What you are asked to do>
Starting at the first line of the listing below, retype each line up to and including the one that contains "ax = fig.add_axes([102". Leave pictures out.

Provided material>
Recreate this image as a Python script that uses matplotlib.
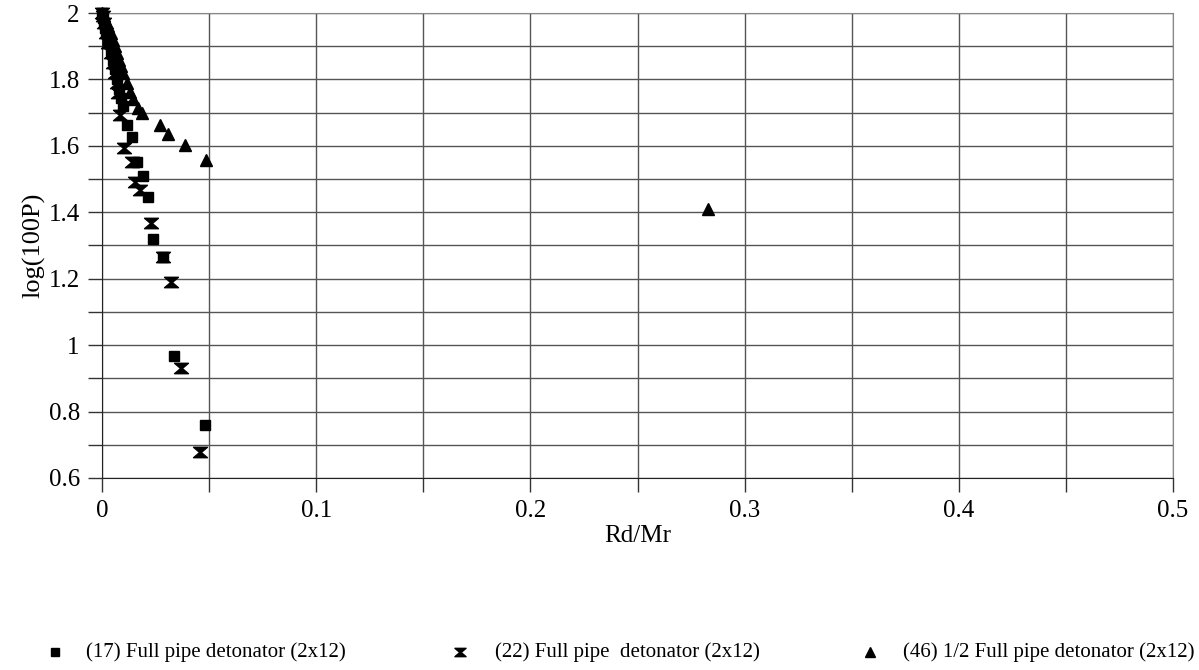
import matplotlib
matplotlib.use("Agg")
import matplotlib.pyplot as plt
from matplotlib.path import Path
from matplotlib.lines import Line2D
from matplotlib.ticker import MultipleLocator

plt.rcParams['font.family'] = ['Liberation Serif', 'DejaVu Serif']

# Series (17) Full pipe detonator (2x12) - squares
sq_x = [0.0, 0.0005, 0.001, 0.0015, 0.002, 0.003, 0.004, 0.005, 0.006, 0.007,
        0.008, 0.009, 0.010, 0.0115, 0.0141, 0.0164, 0.0192, 0.0215, 0.0236,
        0.0285, 0.0336, 0.0482]
sq_y = [2.0, 1.985, 1.97, 1.955, 1.94, 1.91, 1.885, 1.86, 1.83, 1.80,
        1.77, 1.745, 1.72, 1.663, 1.626, 1.552, 1.509, 1.447, 1.321,
        1.264, 0.967, 0.759]

# Series (22) Full pipe detonator (2x12) - hourglass
hg_x = [0.0, 0.0005, 0.001, 0.002, 0.003, 0.004, 0.005, 0.006, 0.007, 0.0075,
        0.0084, 0.0104, 0.0138, 0.0153, 0.0177, 0.0227, 0.0285, 0.032,
        0.0371, 0.0459]
hg_y = [2.0, 1.99, 1.97, 1.94, 1.91, 1.88, 1.85, 1.82, 1.79, 1.76,
        1.693, 1.594, 1.552, 1.492, 1.467, 1.367, 1.265, 1.191,
        0.930, 0.679]

# Series (46) 1/2 Full pipe detonator (2x12) - triangles
tr_x = [0.0, 0.001, 0.002, 0.003, 0.004, 0.005, 0.006, 0.007, 0.008, 0.009,
        0.010, 0.0115, 0.013, 0.0146, 0.0169, 0.0189, 0.027, 0.0308, 0.0389,
        0.0484, 0.283]
tr_y = [2.0, 1.99, 1.975, 1.96, 1.94, 1.92, 1.90, 1.88, 1.86, 1.84,
        1.82, 1.79, 1.763, 1.740, 1.715, 1.698, 1.663, 1.635, 1.602,
        1.557, 1.41]

legend_labels = ["(17) Full pipe detonator (2x12)",
                 "(22) Full pipe  detonator (2x12)",
                 "(46) 1/2 Full pipe detonator (2x12)"]

x_label = "Rd/Mr"
y_label = "log(100P)"

hourglass = Path([(-1, 0.75), (1, 0.75), (0.12, 0.0), (1, -0.75), (-1, -0.75),
                  (-0.12, 0.0), (-1, 0.75)],
                 [Path.MOVETO, Path.LINETO, Path.LINETO, Path.LINETO,
                  Path.LINETO, Path.LINETO, Path.CLOSEPOLY])

fig = plt.figure(figsize=(11.99, 6.70), dpi=100)
ax = fig.add_axes([102 / 1199, 1 - 478 / 670, (1173 - 102) / 1199, (478 - 13) / 670])

ax.set_xlim(0, 0.5)
ax.set_ylim(0.6, 2.0)
ax.xaxis.set_major_locator(MultipleLocator(0.1))
ax.xaxis.set_minor_locator(MultipleLocator(0.05))
ax.yaxis.set_major_locator(MultipleLocator(0.2))
ax.yaxis.set_minor_locator(MultipleLocator(0.1))
ax.grid(which='both', color='#555555', linewidth=1.0)
ax.set_axisbelow(True)

ax.xaxis.set_major_formatter(plt.FuncFormatter(lambda v, p: f"{v:g}"))
ax.yaxis.set_major_formatter(plt.FuncFormatter(lambda v, p: f"{v:g}"))
ax.tick_params(axis='both', which='both', direction='out', length=10, width=1,
               color='#333333', labelsize=18)
ax.tick_params(axis='x', which='major', pad=6)
ax.tick_params(axis='y', which='major', pad=6)
for s in ['top', 'right']:
    ax.spines[s].set_color('#888888')
for s in ['left', 'bottom']:
    ax.spines[s].set_color('#222222')

ax.set_xlabel(x_label, fontsize=18, labelpad=2)
ax.set_ylabel(y_label, fontsize=19, labelpad=2)

ax.plot(sq_x, sq_y, linestyle='none', marker='s', markersize=7, color='black',
        clip_on=False, zorder=3)
ax.plot(hg_x, hg_y, linestyle='none', marker=hourglass, markersize=10,
        color='black', clip_on=False, zorder=3)
ax.plot(tr_x, tr_y, linestyle='none', marker='^', markersize=8, color='black',
        clip_on=False, zorder=3)

# legend row
leg_y = 1 - 652 / 670
markers = ['s', hourglass, '^']
msizes = [6, 8, 7]
mx = [55, 460, 870]
tx = [86, 495, 903]
for m, ms, x0, x1, lab in zip(markers, msizes, mx, tx, legend_labels):
    fig.add_artist(Line2D([x0 / 1199], [leg_y], marker=m, markersize=ms,
                          color='black', linestyle='none',
                          transform=fig.transFigure))
    fig.text(x1 / 1199, leg_y, lab, fontsize=15, va='center', ha='left')

fig.savefig("out.png", dpi=100)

Written solution>
Recreate this image as a Python script that uses matplotlib.
import matplotlib
matplotlib.use("Agg")
import matplotlib.pyplot as plt
from matplotlib.path import Path
from matplotlib.lines import Line2D
from matplotlib.ticker import MultipleLocator

plt.rcParams['font.family'] = ['Liberation Serif', 'DejaVu Serif']

# Series (17) Full pipe detonator (2x12) - squares
sq_x = [0.0, 0.0005, 0.001, 0.0015, 0.002, 0.003, 0.004, 0.005, 0.006, 0.007,
        0.008, 0.009, 0.010, 0.0115, 0.0141, 0.0164, 0.0192, 0.0215, 0.0236,
        0.0285, 0.0336, 0.0482]
sq_y = [2.0, 1.985, 1.97, 1.955, 1.94, 1.91, 1.885, 1.86, 1.83, 1.80,
        1.77, 1.745, 1.72, 1.663, 1.626, 1.552, 1.509, 1.447, 1.321,
        1.264, 0.967, 0.759]

# Series (22) Full pipe detonator (2x12) - hourglass
hg_x = [0.0, 0.0005, 0.001, 0.002, 0.003, 0.004, 0.005, 0.006, 0.007, 0.0075,
        0.0084, 0.0104, 0.0138, 0.0153, 0.0177, 0.0227, 0.0285, 0.032,
        0.0371, 0.0459]
hg_y = [2.0, 1.99, 1.97, 1.94, 1.91, 1.88, 1.85, 1.82, 1.79, 1.76,
        1.693, 1.594, 1.552, 1.492, 1.467, 1.367, 1.265, 1.191,
        0.930, 0.679]

# Series (46) 1/2 Full pipe detonator (2x12) - triangles
tr_x = [0.0, 0.001, 0.002, 0.003, 0.004, 0.005, 0.006, 0.007, 0.008, 0.009,
        0.010, 0.0115, 0.013, 0.0146, 0.0169, 0.0189, 0.027, 0.0308, 0.0389,
        0.0484, 0.283]
tr_y = [2.0, 1.99, 1.975, 1.96, 1.94, 1.92, 1.90, 1.88, 1.86, 1.84,
        1.82, 1.79, 1.763, 1.740, 1.715, 1.698, 1.663, 1.635, 1.602,
        1.557, 1.41]

legend_labels = ["(17) Full pipe detonator (2x12)",
                 "(22) Full pipe  detonator (2x12)",
                 "(46) 1/2 Full pipe detonator (2x12)"]

x_label = "Rd/Mr"
y_label = "log(100P)"

hourglass = Path([(-1, 0.75), (1, 0.75), (0.12, 0.0), (1, -0.75), (-1, -0.75),
                  (-0.12, 0.0), (-1, 0.75)],
                 [Path.MOVETO, Path.LINETO, Path.LINETO, Path.LINETO,
                  Path.LINETO, Path.LINETO, Path.CLOSEPOLY])

fig = plt.figure(figsize=(11.99, 6.70), dpi=100)
ax = fig.add_axes([102 / 1199, 1 - 478 / 670, (1173 - 102) / 1199, (478 - 13) / 670])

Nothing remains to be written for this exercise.